Python (and, frankly, a number of the scripting languages-turned-mainstream) combines this clarity of computer science with a practicality that Scheme never had. If you can convey 95% of the basic ideas in Python, and you can also open the door to learning how to deal with 3rd party code, you’d be a fool not to. It was never about programming purity anyway, so there’s no reason to mourn the passing of Scheme. It’s progress.

Product.good -> people.good?

In tech and the startup world, there are tons of options – new startups spring up every day with “the next big thing” – or “the ____ killer,” or “____ for [insert platform here],” or “____ meets ____, AGGREGATED!!”
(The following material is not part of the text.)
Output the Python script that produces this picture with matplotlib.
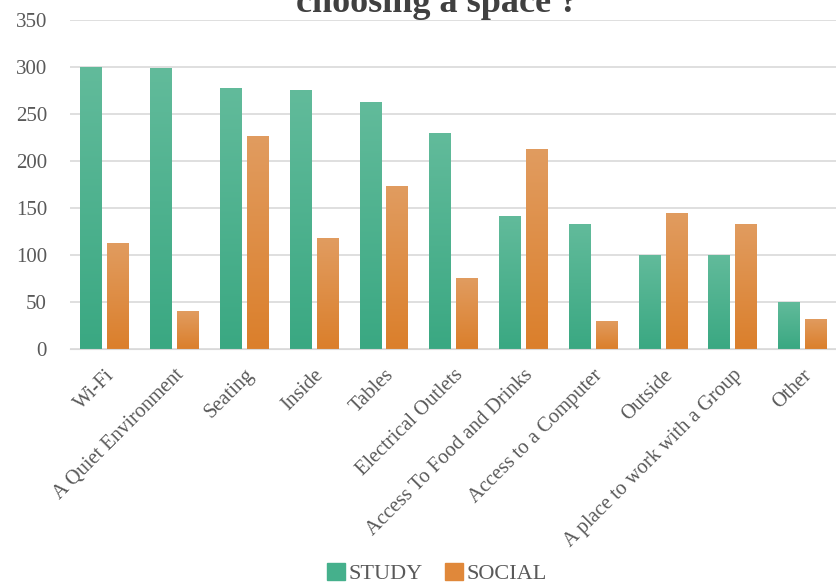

So when something really cool comes around – it seems to make sense to want to jump on board and share in their (or your expectation of their) success. But when you know little about the actual team you’d be working on, and conventional wisdom seems to put “the people” at the top of the list when considering school / workplaces / environments in general, how do things play out?

I like to think that good people want exciting projects. A good developer wants stimulating work, and once put in an environment with that stimulus taken away (either by a boring project or, for example, being bought out by a company which stifles the exciting parts), they’ll find a new place to play out their cool ideas.

So I think instead of worrying whether product.good > people.good or people.good > product.good… I’ll stick with product.good implies people.good (with the converse unfortunately not always being true, without good management / vision / etc). Here’s to the future.

A life, and what to do with it

I got into an extended argument the other day with a friend who made the claim, “MIT does an awful job of making sure its students know what they want to do after graduation.”

Another graduating senior choosing to pursue the one-year Master’s of Engineering next year (like most, to have some extra time to discover his career interests and direction), he is dissatisfied with how MIT has guided him along his path to graduation. A sound bite of his I can’t seem to forget: “I know less about what I want to do now than I did when I entered MIT.”

It makes me laugh, this sense of entitlement – the idea that a student enters this prestigious institution, often and widely advertised by its “huge range of opportunities,” and expect to be helped and told what he or she specifically is passionate about. The discovery of one’s interests, one’s passions, one’s desired area of expertise – these pursuits seem to need to be by definition self-driven.

Figuring out what you want to do with your life is a problem to deal with every year of your life, as priorities and interests change. It should be something to constantly search for, lest you find yourself at a point in your life dissatisfied and unfocused. As a student, it’s not the Institute’s responsibility to guide you. Provide lots of information and resources, yes – guide you and direct you, never.

It’s your responsibility to try our internships and research opportunities, to take an interesting range of classes, and to explore your field (academically and in the industry) as much as possible.

One other interesting viewpoint that came up when I discussed this with another friend was – MIT does an amazing job of challenging preconceptions. Plenty of pre-med majors are made un-pre-med by the Institute, simply because MIT makes them ask themselves, “Do I really want to do this? Do I really want to be a doctor (and go through this pain of being pre-med), or is this just something I’ve expected to do?” And I think that’s a positive thing – being forced to, as I mentioned earlier, constantly reexamine your own goals and expectations for yourself.

This is the time to explore – this is the time to discover yourself, and let your interests flourish. Why would you allow that responsibility to anybody but yourself?